──────── DATA SECTION ────────
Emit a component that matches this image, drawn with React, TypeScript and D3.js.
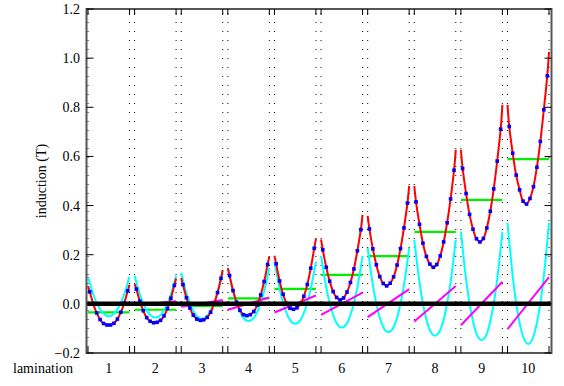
import React from 'react';
import * as d3 from 'd3';

// lamination numbers along the bottom
const laminations = [1, 2, 3, 4, 5, 6, 7, 8, 9, 10];
const yTicks = [-0.2, 0, 0.2, 0.4, 0.6, 0.8, 1.0, 1.2];

// mean induction per lamination (green)
const meanInduction = [-0.035, -0.024, -0.008, 0.022, 0.061, 0.118, 0.194, 0.293, 0.423, 0.589];

// linear part, value at left and right face (magenta)
const linearStart = [-0.002, -0.005, -0.012, -0.024, -0.035, -0.045, -0.054, -0.072, -0.087, -0.103];
const linearEnd = [0.003, 0.011, 0.016, 0.026, 0.034, 0.046, 0.06, 0.073, 0.09, 0.109];

// eddy part across each lamination, 9 samples (cyan)
const eddyProfile = [
  [0.11, 0.04, -0.01, -0.04, -0.05, -0.04, -0.01, 0.04, 0.11],
  [0.114, 0.039, -0.014, -0.046, -0.056, -0.046, -0.014, 0.039, 0.114],
  [0.127, 0.044, -0.014, -0.05, -0.061, -0.05, -0.014, 0.044, 0.127],
  [0.147, 0.052, -0.016, -0.057, -0.07, -0.057, -0.016, 0.052, 0.147],
  [0.172, 0.061, -0.018, -0.066, -0.081, -0.066, -0.018, 0.061, 0.172],
  [0.195, 0.067, -0.023, -0.079, -0.096, -0.079, -0.023, 0.067, 0.195],
  [0.227, 0.077, -0.03, -0.094, -0.115, -0.094, -0.03, 0.077, 0.227],
  [0.26, 0.088, -0.033, -0.107, -0.13, -0.107, -0.033, 0.088, 0.26],
  [0.294, 0.1, -0.037, -0.121, -0.147, -0.121, -0.037, 0.1, 0.294],
  [0.33, 0.113, -0.04, -0.133, -0.163, -0.133, -0.04, 0.113, 0.33],
];

// total induction at the two faces (red)
const totalLeft = [0.073, 0.08, 0.105, 0.145, 0.196, 0.262, 0.358, 0.48, 0.627, 0.81];
const totalRight = [0.078, 0.103, 0.138, 0.193, 0.265, 0.362, 0.48, 0.627, 0.81, 1.025];

// computed points inside each lamination (blue squares)
const totalPoints = [
  [0.049, 0.001, -0.037, -0.064, -0.08, -0.086, -0.086, -0.079, -0.062, -0.034, 0.004, 0.053],
  [0.06, 0.011, -0.028, -0.056, -0.071, -0.077, -0.075, -0.067, -0.049, -0.019, 0.023, 0.075],
  [0.078, 0.025, -0.017, -0.046, -0.062, -0.067, -0.065, -0.055, -0.034, 0.0, 0.046, 0.104],
  [0.115, 0.054, 0.007, -0.026, -0.044, -0.048, -0.044, -0.031, -0.005, 0.036, 0.091, 0.16],
  [0.163, 0.093, 0.039, 0.002, -0.018, -0.022, -0.016, 0.0, 0.031, 0.079, 0.145, 0.226],
  [0.22, 0.149, 0.092, 0.05, 0.026, 0.016, 0.024, 0.048, 0.087, 0.142, 0.216, 0.302],
  [0.305, 0.224, 0.159, 0.111, 0.083, 0.073, 0.084, 0.11, 0.158, 0.225, 0.309, 0.41],
  [0.415, 0.324, 0.247, 0.193, 0.162, 0.149, 0.16, 0.195, 0.252, 0.33, 0.427, 0.544],
  [0.551, 0.449, 0.364, 0.304, 0.265, 0.252, 0.266, 0.309, 0.377, 0.468, 0.581, 0.711],
  [0.722, 0.613, 0.524, 0.464, 0.418, 0.406, 0.429, 0.477, 0.556, 0.661, 0.79, 0.928],
];

const W = 564;
const H = 386;
const lamWidth = 0.89;
const textStyle = { fontFamily: "'Liberation Serif', 'DejaVu Serif', serif", fontSize: '14px' };

export default function App() {
  const x = d3.scaleLinear().domain([0, 9 + lamWidth]).range([88, 549]);
  const y = d3.scaleLinear().domain([-0.2, 1.2]).range([353, 9]);
  const left = 86.5;
  const right = 551.5;
  const top = y(1.2);
  const bottom = y(-0.2);

  const redLine = d3.line<[number, number]>().x(d => x(d[0])).y(d => y(d[1])).curve(d3.curveCatmullRom.alpha(0.5));
  const cyanLine = d3.line<[number, number]>().x(d => x(d[0])).y(d => y(d[1])).curve(d3.curveNatural);

  const fmt = d3.format('.1f');
  const boundaries = laminations.flatMap((_, i) => [i, i + lamWidth]);

  return (
    <svg width={W} height={H} style={{ position: 'absolute', left: 0, top: 0, background: '#fff' }}>
      {/* dotted lamination faces */}
      {boundaries.map((b, i) => (
        <line key={'d' + i} x1={x(b)} x2={x(b)} y1={top + 4} y2={bottom}
          stroke="#000" strokeWidth={1} strokeDasharray="1 8" />
      ))}

      {laminations.map((lam, i) => {
        const n = totalPoints[i].length;
        const markers: [number, number][] = totalPoints[i].map((v, k) => [i + lamWidth * (k + 0.5) / n, v]);
        const red: [number, number][] = [[i, totalLeft[i]], ...markers, [i + lamWidth, totalRight[i]]];
        const m = eddyProfile[i].length - 1;
        const cyan: [number, number][] = eddyProfile[i].map((v, k) => [i + lamWidth * k / m, v]);
        return (
          <g key={lam}>
            <line x1={x(i)} x2={x(i + lamWidth)} y1={y(meanInduction[i])} y2={y(meanInduction[i])}
              stroke="#00ee00" strokeWidth={2.2} />
            <path d={cyanLine(cyan) ?? ''} fill="none" stroke="#00ffff" strokeWidth={2} />
            <line x1={x(i)} x2={x(i + lamWidth)} y1={y(linearStart[i])} y2={y(linearEnd[i])}
              stroke="#ff00ff" strokeWidth={2} />
            <path d={redLine(red) ?? ''} fill="none" stroke="#ff0000" strokeWidth={2} />
            {markers.map((p, k) => (
              <rect key={k} x={x(p[0]) - 1.8} y={y(p[1]) - 1.8} width={3.6} height={3.6} fill="#0000ff" />
            ))}
          </g>
        );
      })}

      {/* zero line */}
      <line x1={left} x2={right} y1={y(0)} y2={y(0)} stroke="#000" strokeWidth={4.5} />

      {/* frame */}
      <rect x={left} y={top} width={right - left} height={bottom - top} fill="none" stroke="#555" strokeWidth={2} />

      {/* y ticks */}
      {yTicks.map(t => (
        <g key={'y' + t}>
          <line x1={left} x2={left + 7} y1={y(t)} y2={y(t)} stroke="#000" strokeWidth={1} />
          <line x1={right - 7} x2={right} y1={y(t)} y2={y(t)} stroke="#000" strokeWidth={1} />
          <text x={80} y={y(t) + 5} textAnchor="end" style={textStyle} fill="#000">{fmt(t)}</text>
        </g>
      ))}

      {/* x ticks at lamination faces */}
      {boundaries.map((b, i) => (
        <g key={'x' + i}>
          <line x1={x(b)} x2={x(b)} y1={bottom} y2={bottom - 6} stroke="#000" strokeWidth={1} />
          <line x1={x(b)} x2={x(b)} y1={top} y2={top + 6} stroke="#000" strokeWidth={1} />
        </g>
      ))}

      {laminations.map((lam, i) => (
        <text key={'l' + lam} x={x(i + lamWidth / 2)} y={373} textAnchor="middle" style={textStyle} fill="#000">{lam}</text>
      ))}
      <text x={13} y={373} style={textStyle} fill="#000">lamination</text>
      <text transform={`translate(46,${(top + bottom) / 2}) rotate(-90)`} textAnchor="middle" style={textStyle} fill="#000">induction (T)</text>
    </svg>
  );
}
────────
▶ [PROMPT]: Return only the lines from the start of the data through the line that contains "0.627, 0.81, 1.025];", please, copying them exactly and omitting all pictures.

▶ [RESULT FOR THIS TASK]:
Emit a component that matches this image, drawn with React, TypeScript and D3.js.
import React from 'react';
import * as d3 from 'd3';

// lamination numbers along the bottom
const laminations = [1, 2, 3, 4, 5, 6, 7, 8, 9, 10];
const yTicks = [-0.2, 0, 0.2, 0.4, 0.6, 0.8, 1.0, 1.2];

// mean induction per lamination (green)
const meanInduction = [-0.035, -0.024, -0.008, 0.022, 0.061, 0.118, 0.194, 0.293, 0.423, 0.589];

// linear part, value at left and right face (magenta)
const linearStart = [-0.002, -0.005, -0.012, -0.024, -0.035, -0.045, -0.054, -0.072, -0.087, -0.103];
const linearEnd = [0.003, 0.011, 0.016, 0.026, 0.034, 0.046, 0.06, 0.073, 0.09, 0.109];

// eddy part across each lamination, 9 samples (cyan)
const eddyProfile = [
  [0.11, 0.04, -0.01, -0.04, -0.05, -0.04, -0.01, 0.04, 0.11],
  [0.114, 0.039, -0.014, -0.046, -0.056, -0.046, -0.014, 0.039, 0.114],
  [0.127, 0.044, -0.014, -0.05, -0.061, -0.05, -0.014, 0.044, 0.127],
  [0.147, 0.052, -0.016, -0.057, -0.07, -0.057, -0.016, 0.052, 0.147],
  [0.172, 0.061, -0.018, -0.066, -0.081, -0.066, -0.018, 0.061, 0.172],
  [0.195, 0.067, -0.023, -0.079, -0.096, -0.079, -0.023, 0.067, 0.195],
  [0.227, 0.077, -0.03, -0.094, -0.115, -0.094, -0.03, 0.077, 0.227],
  [0.26, 0.088, -0.033, -0.107, -0.13, -0.107, -0.033, 0.088, 0.26],
  [0.294, 0.1, -0.037, -0.121, -0.147, -0.121, -0.037, 0.1, 0.294],
  [0.33, 0.113, -0.04, -0.133, -0.163, -0.133, -0.04, 0.113, 0.33],
];

// total induction at the two faces (red)
const totalLeft = [0.073, 0.08, 0.105, 0.145, 0.196, 0.262, 0.358, 0.48, 0.627, 0.81];
const totalRight = [0.078, 0.103, 0.138, 0.193, 0.265, 0.362, 0.48, 0.627, 0.81, 1.025];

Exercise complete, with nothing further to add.